Exercise directions:
Copy out the listing in full, exactly as written, but not its pictures.

Data provided:
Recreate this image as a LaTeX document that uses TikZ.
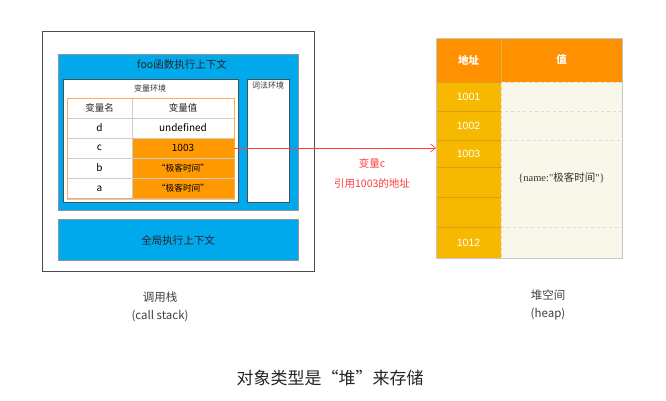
\documentclass[tikz,border=0pt]{standalone}
\usepackage{fontspec}
\setmainfont{Noto Sans CJK SC}
\newfontfamily\lserif{Liberation Serif}
\newfontfamily\lsans{Liberation Sans}
\usetikzlibrary{arrows.meta}
\definecolor{blueF}{RGB}{0,168,236}
\definecolor{orangeF}{RGB}{255,153,0}
\definecolor{orangeL}{RGB}{255,170,80}
\definecolor{heapH}{RGB}{255,145,0}
\definecolor{heapA}{RGB}{247,185,0}
\definecolor{heapAL}{RGB}{214,160,20}
\definecolor{heapV}{RGB}{249,246,234}
\definecolor{redA}{RGB}{255,60,60}
\definecolor{boxB}{RGB}{70,80,90}
\begin{document}
\begin{tikzpicture}[x=1pt,y=-1pt,
  every node/.style={inner sep=0pt, outer sep=0pt, font=\fontsize{10}{12}\selectfont},
  frame/.style={draw=black!70, line width=0.9pt},
  ctx/.style={fill=blueF, draw=boxB!60, line width=0.4pt},
  env/.style={fill=white, draw=boxB, line width=0.6pt},
  small/.style={font=\fontsize{8}{10}\selectfont, text=black!80},
  tcell/.style={draw=gray!40, line width=0.4pt},
  vcell/.style={tcell, fill=orangeF},
  hh/.style={fill=heapH, draw=heapAL!80, line width=0.5pt, text=white, font=\fontsize{10.5}{12}\selectfont\bfseries},
  ha/.style={fill=heapA, draw=heapAL, line width=0.5pt, text=white, font=\lsans\fontsize{10.5}{12}\selectfont},
  hv/.style={fill=heapV, draw=gray!30, dashed, line width=0.4pt},
  lbl/.style={font=\fontsize{11.5}{18}\selectfont, text=black!75, align=center},
  ref/.style={draw=redA, line width=0.6pt, -{Straight Barb[length=5pt,width=8pt]}}
]
\useasboundingbox[fill=white] (0,0) rectangle (666,400);

% call stack frame
\node[frame, minimum width=272pt, minimum height=240pt] (stack) at (178,151) {};

% foo execution context
\node[ctx, minimum width=240pt, minimum height=156pt] (foo) at (178,132) {};
\node[font=\fontsize{10.5}{12}\selectfont, text=black!85] (footitle) at (182,64) {foo函数执行上下文};

% variable environment
\node[env, minimum width=175pt, minimum height=123pt] (varenv) at (150.5,140.5) {};
\node[small] (vartitle) at (150,88) {变量环境};

% lexical environment
\node[env, minimum width=42pt, minimum height=123pt] (lexenv) at (268,140.5) {};
\node[small, anchor=north] (lextitle) at (268,82) {词法环境};

% variable table
\node[tcell, minimum width=65pt, minimum height=20pt, font=\fontsize{9.5}{11}\selectfont, text=black!85] (hname) at (99.5,108) {变量名};
\node[tcell, minimum width=102pt, minimum height=20pt, font=\fontsize{9.5}{11}\selectfont, text=black!85] (hval) at (183,108) {变量值};
\node[tcell, minimum width=65pt, minimum height=20pt] (nd) at (99.5,128) {d};
\node[tcell, minimum width=102pt, minimum height=20pt] (vd) at (183,128) {undefined};
\node[tcell, minimum width=65pt, minimum height=20pt] (nc) at (99.5,148) {c};
\node[vcell, minimum width=102pt, minimum height=20pt] (vc) at (183,148) {1003};
\node[tcell, minimum width=65pt, minimum height=20.5pt] (nb) at (99.5,168) {b};
\node[vcell, minimum width=102pt, minimum height=20.5pt, font=\fontsize{8.7}{10}\selectfont] (vb) at (183,168) {“极客时间”};
\node[tcell, minimum width=65pt, minimum height=20.5pt] (na) at (99.5,188.5) {a};
\node[vcell, minimum width=102pt, minimum height=20.5pt, font=\fontsize{8.7}{10}\selectfont] (va) at (183,188.5) {“极客时间”};
\draw[orangeL, line width=0.9pt] (hname.north west) rectangle (va.south east);

% global execution context
\node[ctx, minimum width=240pt, minimum height=41pt, font=\fontsize{10.5}{12}\selectfont, text=black!85] (global) at (178,240) {全局执行上下文};

% heap table
\node[hh, minimum width=65pt, minimum height=44pt] (haddr) at (468.5,60) {地址};
\node[hh, minimum width=121pt, minimum height=44pt] (hvalh) at (561.5,60) {值};
\node[ha, minimum width=65pt, minimum height=29pt] (a1) at (468.5,96.5) {1001};
\node[ha, minimum width=65pt, minimum height=29pt] (a2) at (468.5,125.5) {1002};
\node[ha, minimum width=65pt, minimum height=27pt] (a3) at (468.5,153.5) {1003};
\node[ha, minimum width=65pt, minimum height=30pt] (a4) at (468.5,182) {};
\node[ha, minimum width=65pt, minimum height=30pt] (a5) at (468.5,212) {};
\node[ha, minimum width=65pt, minimum height=31pt] (a6) at (468.5,242.5) {1012};
\node[hv, minimum width=121pt, minimum height=29pt] (v1) at (561.5,96.5) {};
\node[hv, minimum width=121pt, minimum height=29pt] (v2) at (561.5,125.5) {};
\node[hv, minimum width=121pt, minimum height=87pt] (v3) at (561.5,183.5) {};
\node[hv, minimum width=121pt, minimum height=31pt] (v4) at (561.5,242.5) {};
\node[font=\fontsize{10.5}{12}\selectfont, text=black!80] (objval) at (561.5,178) {{\lserif\{name:"}极客时间{\lserif"\}}};
\draw[gray!45, line width=0.5pt] (haddr.north west) rectangle (v4.south east);

% reference arrow
\draw[ref] (vc.east) -- (vc.east -| a3.west);
\node[text=redA, align=center, font=\fontsize{10.5}{20}\selectfont] (reflbl) at (372,173) {变量c\\引用1003的地址};

% captions
\node[lbl] (stacklbl) at (160,307) {调用栈\\(call stack)};
\node[lbl] (heaplbl) at (548,305) {堆空间\\(heap)};
\node[font=\fontsize{17}{20}\selectfont, text=black!85] (caption) at (330,378) {对象类型是“堆”来存储};
\end{tikzpicture}
\end{document}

Answer below:
Recreate this image as a LaTeX document that uses TikZ.
\documentclass[tikz,border=0pt]{standalone}
\usepackage{fontspec}
\setmainfont{Noto Sans CJK SC}
\newfontfamily\lserif{Liberation Serif}
\newfontfamily\lsans{Liberation Sans}
\usetikzlibrary{arrows.meta}
\definecolor{blueF}{RGB}{0,168,236}
\definecolor{orangeF}{RGB}{255,153,0}
\definecolor{orangeL}{RGB}{255,170,80}
\definecolor{heapH}{RGB}{255,145,0}
\definecolor{heapA}{RGB}{247,185,0}
\definecolor{heapAL}{RGB}{214,160,20}
\definecolor{heapV}{RGB}{249,246,234}
\definecolor{redA}{RGB}{255,60,60}
\definecolor{boxB}{RGB}{70,80,90}
\begin{document}
\begin{tikzpicture}[x=1pt,y=-1pt,
  every node/.style={inner sep=0pt, outer sep=0pt, font=\fontsize{10}{12}\selectfont},
  frame/.style={draw=black!70, line width=0.9pt},
  ctx/.style={fill=blueF, draw=boxB!60, line width=0.4pt},
  env/.style={fill=white, draw=boxB, line width=0.6pt},
  small/.style={font=\fontsize{8}{10}\selectfont, text=black!80},
  tcell/.style={draw=gray!40, line width=0.4pt},
  vcell/.style={tcell, fill=orangeF},
  hh/.style={fill=heapH, draw=heapAL!80, line width=0.5pt, text=white, font=\fontsize{10.5}{12}\selectfont\bfseries},
  ha/.style={fill=heapA, draw=heapAL, line width=0.5pt, text=white, font=\lsans\fontsize{10.5}{12}\selectfont},
  hv/.style={fill=heapV, draw=gray!30, dashed, line width=0.4pt},
  lbl/.style={font=\fontsize{11.5}{18}\selectfont, text=black!75, align=center},
  ref/.style={draw=redA, line width=0.6pt, -{Straight Barb[length=5pt,width=8pt]}}
]
\useasboundingbox[fill=white] (0,0) rectangle (666,400);

% call stack frame
\node[frame, minimum width=272pt, minimum height=240pt] (stack) at (178,151) {};

% foo execution context
\node[ctx, minimum width=240pt, minimum height=156pt] (foo) at (178,132) {};
\node[font=\fontsize{10.5}{12}\selectfont, text=black!85] (footitle) at (182,64) {foo函数执行上下文};

% variable environment
\node[env, minimum width=175pt, minimum height=123pt] (varenv) at (150.5,140.5) {};
\node[small] (vartitle) at (150,88) {变量环境};

% lexical environment
\node[env, minimum width=42pt, minimum height=123pt] (lexenv) at (268,140.5) {};
\node[small, anchor=north] (lextitle) at (268,82) {词法环境};

% variable table
\node[tcell, minimum width=65pt, minimum height=20pt, font=\fontsize{9.5}{11}\selectfont, text=black!85] (hname) at (99.5,108) {变量名};
\node[tcell, minimum width=102pt, minimum height=20pt, font=\fontsize{9.5}{11}\selectfont, text=black!85] (hval) at (183,108) {变量值};
\node[tcell, minimum width=65pt, minimum height=20pt] (nd) at (99.5,128) {d};
\node[tcell, minimum width=102pt, minimum height=20pt] (vd) at (183,128) {undefined};
\node[tcell, minimum width=65pt, minimum height=20pt] (nc) at (99.5,148) {c};
\node[vcell, minimum width=102pt, minimum height=20pt] (vc) at (183,148) {1003};
\node[tcell, minimum width=65pt, minimum height=20.5pt] (nb) at (99.5,168) {b};
\node[vcell, minimum width=102pt, minimum height=20.5pt, font=\fontsize{8.7}{10}\selectfont] (vb) at (183,168) {“极客时间”};
\node[tcell, minimum width=65pt, minimum height=20.5pt] (na) at (99.5,188.5) {a};
\node[vcell, minimum width=102pt, minimum height=20.5pt, font=\fontsize{8.7}{10}\selectfont] (va) at (183,188.5) {“极客时间”};
\draw[orangeL, line width=0.9pt] (hname.north west) rectangle (va.south east);

% global execution context
\node[ctx, minimum width=240pt, minimum height=41pt, font=\fontsize{10.5}{12}\selectfont, text=black!85] (global) at (178,240) {全局执行上下文};

% heap table
\node[hh, minimum width=65pt, minimum height=44pt] (haddr) at (468.5,60) {地址};
\node[hh, minimum width=121pt, minimum height=44pt] (hvalh) at (561.5,60) {值};
\node[ha, minimum width=65pt, minimum height=29pt] (a1) at (468.5,96.5) {1001};
\node[ha, minimum width=65pt, minimum height=29pt] (a2) at (468.5,125.5) {1002};
\node[ha, minimum width=65pt, minimum height=27pt] (a3) at (468.5,153.5) {1003};
\node[ha, minimum width=65pt, minimum height=30pt] (a4) at (468.5,182) {};
\node[ha, minimum width=65pt, minimum height=30pt] (a5) at (468.5,212) {};
\node[ha, minimum width=65pt, minimum height=31pt] (a6) at (468.5,242.5) {1012};
\node[hv, minimum width=121pt, minimum height=29pt] (v1) at (561.5,96.5) {};
\node[hv, minimum width=121pt, minimum height=29pt] (v2) at (561.5,125.5) {};
\node[hv, minimum width=121pt, minimum height=87pt] (v3) at (561.5,183.5) {};
\node[hv, minimum width=121pt, minimum height=31pt] (v4) at (561.5,242.5) {};
\node[font=\fontsize{10.5}{12}\selectfont, text=black!80] (objval) at (561.5,178) {{\lserif\{name:"}极客时间{\lserif"\}}};
\draw[gray!45, line width=0.5pt] (haddr.north west) rectangle (v4.south east);

% reference arrow
\draw[ref] (vc.east) -- (vc.east -| a3.west);
\node[text=redA, align=center, font=\fontsize{10.5}{20}\selectfont] (reflbl) at (372,173) {变量c\\引用1003的地址};

% captions
\node[lbl] (stacklbl) at (160,307) {调用栈\\(call stack)};
\node[lbl] (heaplbl) at (548,305) {堆空间\\(heap)};
\node[font=\fontsize{17}{20}\selectfont, text=black!85] (caption) at (330,378) {对象类型是“堆”来存储};
\end{tikzpicture}
\end{document}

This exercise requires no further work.